# Nikkor 55-200 VR vs. regular non VR?



## ababysean (Apr 30, 2010)

*NikonD3000 55 to 200mm non VR vs. VR?* 
 			 			 		  		 		 			 			Is there a difference?  Do I *need* this?
I'm asking because the package from Best Buy was 650 for the camera, the 18 to 55 lens and also the 55 to 200 but it was the one without the VR. I also got a 99 dollar camera bag, which seems pretty dang nice in place of the other "free" bag because they were out of the "free" bag...

It is the Lowepro Slingshoot 200 AW.  I like it a lot!  Better then my beach Aeropostale bag I was using!  

Anyways, so I took the upgrade today. I bought my camera 9 days ago and went back to see what the package was and they allowed me to do an upgrade even though I had no camera with me or receipt. I really like them as far as big chain stores go! 

Ok so back to my question, should I have not done this because without the VR I'm screwed anyways?

Thanks again
Crystal


----------



## Goontz (Apr 30, 2010)

VR is never something you _need_; only a luxury.
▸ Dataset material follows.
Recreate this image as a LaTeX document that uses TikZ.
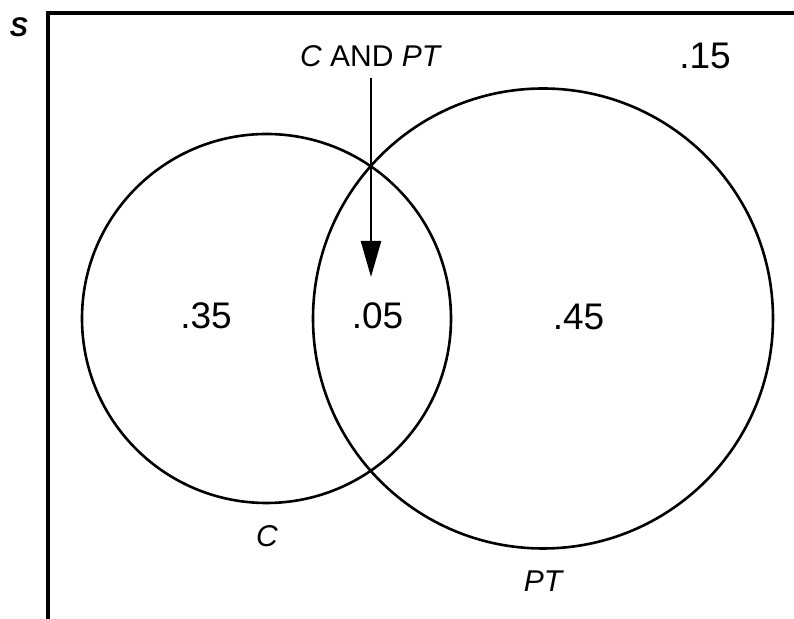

In that longer focal range, it is a lot nicer to have than it is in an 18-55 (for example), but as long as you're aware of its purpose and keep an eye on your shutter speed, you'll be just fine. 

This thread might be of some interest: http://www.thephotoforum.com/forum/...never-turn-vr-unless-its-actually-needed.html


----------



## ababysean (Apr 30, 2010)

oh thank you very much for that link!


----------